Senator Dick Durbin recently said that “anticompetitive practices in the debit card industry are hurting American consumers and merchants.” He’s absolutely right. But those anticompetitive practices are coming from Congress itself, forcing harmful and regressive payment regulations on an industry that needs flexibility to best serve consumers. Sen. Durbin himself – responsible for the Durbin Amendment in a 2010 financial reform law – is the source of much of the extremely costly regulation that hurts everyday consumers and low-income depositors.

Senator Durbin’s namesake amendment, which was included at the 11th hour without debate as a ride-on to the Dodd-Frank Act, cut the amount in half that banks were able to charge retail merchants when they process a transaction with a debit card. After the Federal Reserve issued its final rule implementing this provision in 2011, banks were prohibited from charging any interchange transaction fee that “exceeds the sum of $0.21 plus 5 basis points (0.05 percent) of the transaction’s value.” This approach replaced an interchange swipe fee market negotiated between buyers and sellers with a top-down, government-set price, and actually raised acceptance costs for many small merchants to Durbin’s new price floor.

The free market is not perfect. But ultimately, no one is served by heavy-handed policies from Washington. Even the businesses supposedly benefitting from this type of regulation eventually came to discover that government can’t confine its interventionist impulse to just one part of the market.

Since the rates set in the final rule were about 50 percent of the free market rate, banks were hit with considerably lower revenues in the years following the law. One study estimates the Durbin Amendment costs banks about $6.5 billion annually or $90 billion since 2011. As is typically the case with price controls, the market responds in ways that many policymakers don’t — but should — expect. In this case, most financial institutions reluctantly abandoned free checking, eliminated rewards programs, and increased fees across the board to make up the difference.

According to a 2014 study by George Mason University, around 1 million people lost access to the banking system due to the Durbin Amendment.

Additionally, proponents promised government-mandated price controls on interchange fees would help limited-income Americans because businesses would lower prices on goods. Unfortunately, most evidence disagrees. In fact, a Federal Reserve Bank of Richmond report noted 98.8 percent of retailers either raised prices or kept them the same after the legislation passed. The most likely retailers to increase prices? Grocery stores and fast-food restaurants, which is particularly concerning because higher prices from these merchants hit poorer households the hardest.

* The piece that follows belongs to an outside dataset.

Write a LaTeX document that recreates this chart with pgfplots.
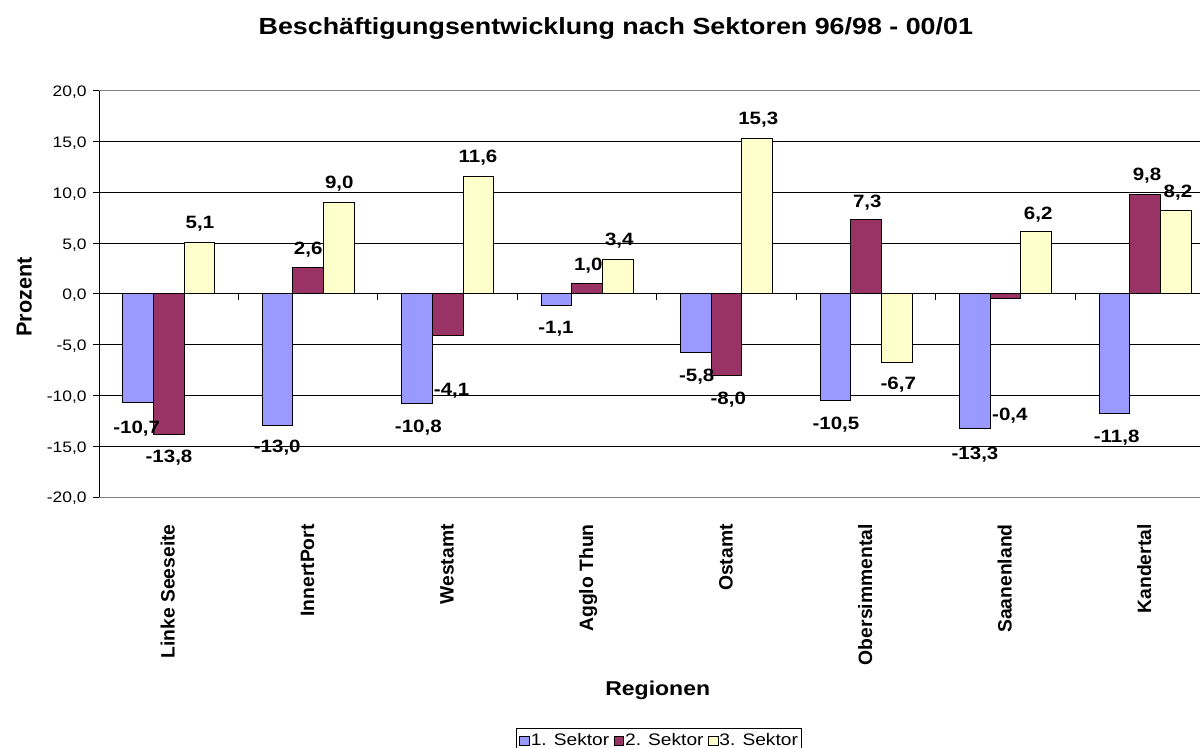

Thankfully, the Durbin amendment didn’t touch credit cards, and even made arguments in 2010 why the government shouldn’t regulate credit. However, over the past year some, including Senator Durbin himself, have called for these same price controls to be applied to credit cards. Given Senator Durbin’s aforementioned tweet and his position atop the Senate Judiciary Committee, it’s possible he’ll pursue legislation to double down on a policy already shown to have had unintended consequences.

If he’s successful, we can expect similar economic effects on the credit card market that happened to the debit market. If enacted, credit card users could have their cash-back rewards altered and credit limits reduced, among other negative effects. That’s roughly $50 billion in direct consumer benefits if you’re counting. As we’ve written previously, credit cards are not solely a luxury for the wealthy, but also an important financial tool for lower-income households. Nearly half of all open credit accounts are considered prime or subprime (177 million accounts), and the vast majority of these users have at least one credit card.

To that end, a study found 74 percent of cardholders with an income between $20,000 and $30,000 own a rewards credit card. For these individuals, extra cash-back or “points” at the grocery store or the gas station can go a long way. Indeed, the average rewards card nets each consumer $167.

Just as the Durbin amendment made the debit market more expensive, a similar result would occur with a Durbin amendment on the credit market. Americans need relief from Washington’s dictates, not more top-down regulations that make access to banking and credit more expensive. Instead, lawmakers should be examining policies that address the existing Durbin amendment, and make banking more accessible to all.